Con estos elementos, se nos plantea un relato con final metaliterario, donde, como ya hiciera Cervantes (1547-1616), Borges se introduce a sí mismo hacia el final, otorgándole mayor realismo a lo narrado y un tipo de distancia bastante recurrente en sus relatos posteriores. Además, consigue un giro final que otorga un sentido de venganza al relato y convierte una historia local en un acontecimiento universal al quedar entrelazado con el resto de historias. Después de todo, toda la infamia reunida en este volumen bien podría darse en cualquier lugar y en cualquier época.
El hombre de la esquina rosada II, ilustración de Alberto Breccia (1919-1993) |
Por último, la sección Etcétera remite casi por completo al terreno árabe, prosiguiendo con el ambiente exótico pero alejándose de la infamia de los anteriores relatos. En este caso, se reconstruyen ciertos relatos de origen arábigo, algunos pertenecientes a Las mil y una noches, como es el caso de La cámara de las estatuas o Historia de los dos que soñaron. Estos cuentos suelen tratar elementos esótericos con cierta lección moral, aunque todo barnizado por los intereses del autor argentino, que presta atención a determinados elementos: la máscara, la impostura, el sueño y la premonición, el honor y la burla, la creación artística, la vanidad o las creencias. Ese foco es el que individualiza y personaliza la pieza con respecto al original, no tratándose solo del rescate de un fragmento, sino convirtiéndolo en un nuevo texto.

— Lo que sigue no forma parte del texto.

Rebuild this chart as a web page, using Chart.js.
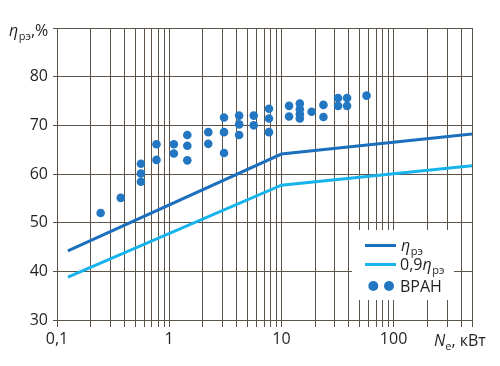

Quizás la atadura que el propio Borges pone a estos textos le restan valor respecto a otros relatos posteriores y, aunque Historia universal de la infamia ya nos augura la clase de autor ante el que estamos y el que llegaría a ser, no se trata de su mejor obra. Con todo, más allá del juego de tratar de adivinar qué hay de real y qué de ficción en estos textos, o de tratar de buscar todas las referencias o símbolos dejados por el autor argentino, se trata de una lectura bastante interesante que convierte en arte el lado b de nuestra humanidad.